In one article for the (Clarksdale, MS) Press Register, a photograph from Panny Mayfield shows four of Thomas' 13 children including (from left) Raymond “Pat” Thomas, who sang and played his late father’s guitar as part of the headstone dedication service directed by Mt. Zion Memorial Fund founder Skip Henderson (pictured in upper right congratulating three of Thomas’ other sons) Johnny Thomas, Wendle Thomas, and Patrick DeWayne Thomas. Sid Graves, founder of the Delta Blues Museum, hosted a reception following the dedication, which featured a performance by Raymond "Pat" Thomas. The owners of Hopson Plantation Commissary also hosted a blues event in honor of "Son" that benefitted the Clarksdale Care Station, a non-profit founded in 1987 "to feed the sick and shut-in" by "providing meals to needy persons" and by feeding "their souls with God's word delivered daily by local pastors."
Both the opening act—The Remains headed by Ronnie Drew—and the multi-talents of virtuoso guitarist Terry Williams (center) contributed to the success of the music benefit at Hopson that raised an estimated $400 for the Care Station. Featuring the "sharp dressed men" of the Wesley Jefferson Band (right) in black tuxedos and red vests including (from left in photo below) Wesley Jefferson, James "Super Chikan" Johnson, Rip Butler, and Michael James, the benefit was filmed by Graham Video.

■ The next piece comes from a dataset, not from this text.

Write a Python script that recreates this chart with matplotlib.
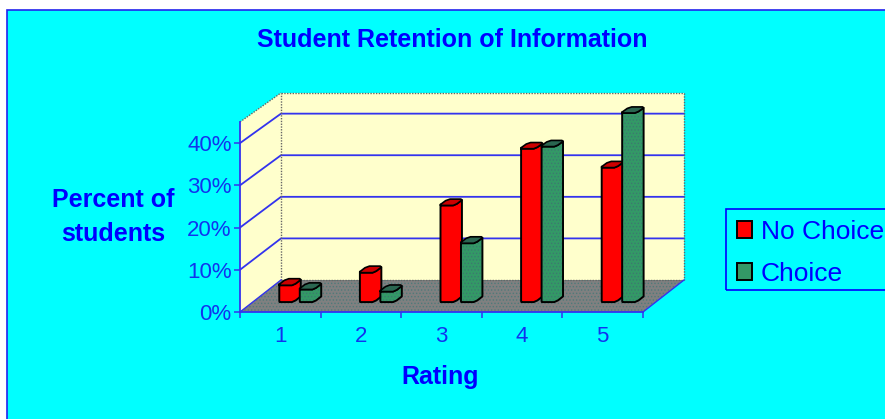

In 2017, a group of people took Raymond "Pat" Thomas to Bogue Cemetery in the summer, and the stone fell almost as soon as he leaned against it. He was playing one of his dad's songs. The gentleman who were with him lifted the stone back on the pedestal and put some coins under it in an attempt to level it. None of them said anything about it to anyone. In October, the MZMF learned that the marker had fallen from European tourists who visited the site. Robert Mortimer, of Mortimer Funeral Home, was called to assess the damage and restore the headstone to its proper upright position.